De nouvelles études vont être lancées pour avoir une vue précise des bouleversements du secteur : une étude sur la concentration dans les salles de moins de 2000 places, sur les festivals dont certains sont aussi rachetés pas de grands groupes ; une étude sur la vente en ligne pour bien mesurer les phénomènes de captations de valeur et de contrôle des Datas.

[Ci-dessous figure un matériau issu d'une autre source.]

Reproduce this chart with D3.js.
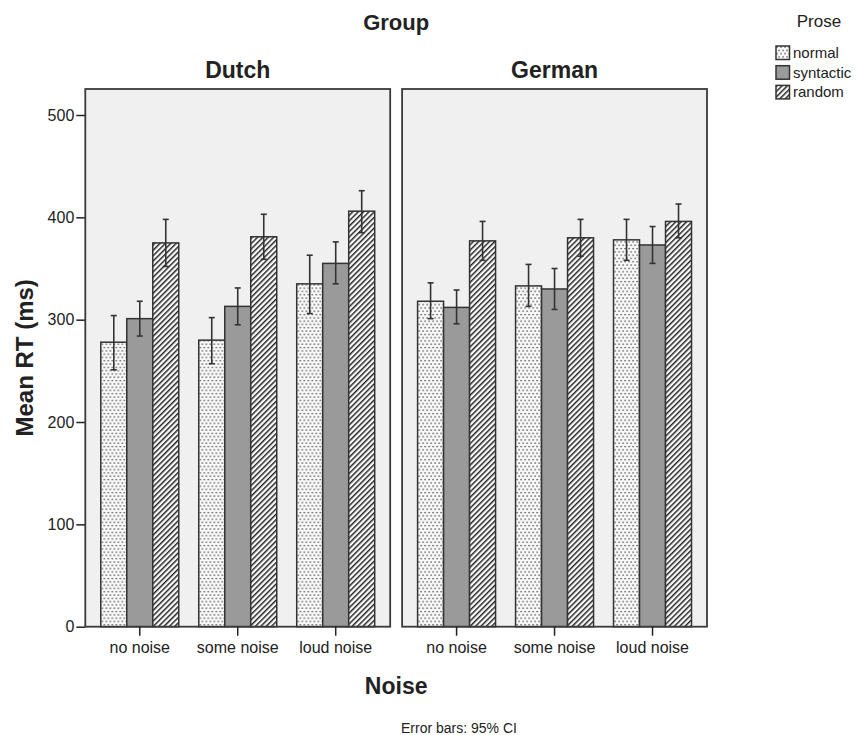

Dernier intervenant de ce débat, François Decoster, vice-président Culture de la Région Hauts-de-France, a rappelé que la politique culturelle, dans une région comme la sienne, où la seule opposition est celle de l’extrême-droite est d’une importance politique majeure. C’est pourquoi les Hauts-de-France ont aujourd’hui le budget culture le plus élevé de toutes les régions françaises (96 millions d’euros en 2018). La politique de diffusion de la Région se fixe des objectifs clés : tenir compte et enrichir le maillage du territoire ; accompagner tous les types de lieux ; viser à une politique culturelle pour l’ensemble des 6 millions d’habitants ; soutenir de nouvelles formes de création et de diffusion pour toucher les publics qui ne vont pas aujourd’hui dans les lieux culturels ; accompagner la prise de risques (d’où le prochain rallongement à 6 ans au lieu de 3 des conventions aux compagnies) ; faire mieux circuler les œuvres dans la Région et au-delà. Une prochaine convention va d’ailleurs être signée avec la Communauté de Flandre pour créer de nouvelles passerelles.
« La culture, c’est un combat politique » : c’est sur ce mot de fin fédérateur que François Decoster a conclu son intervention et le débat.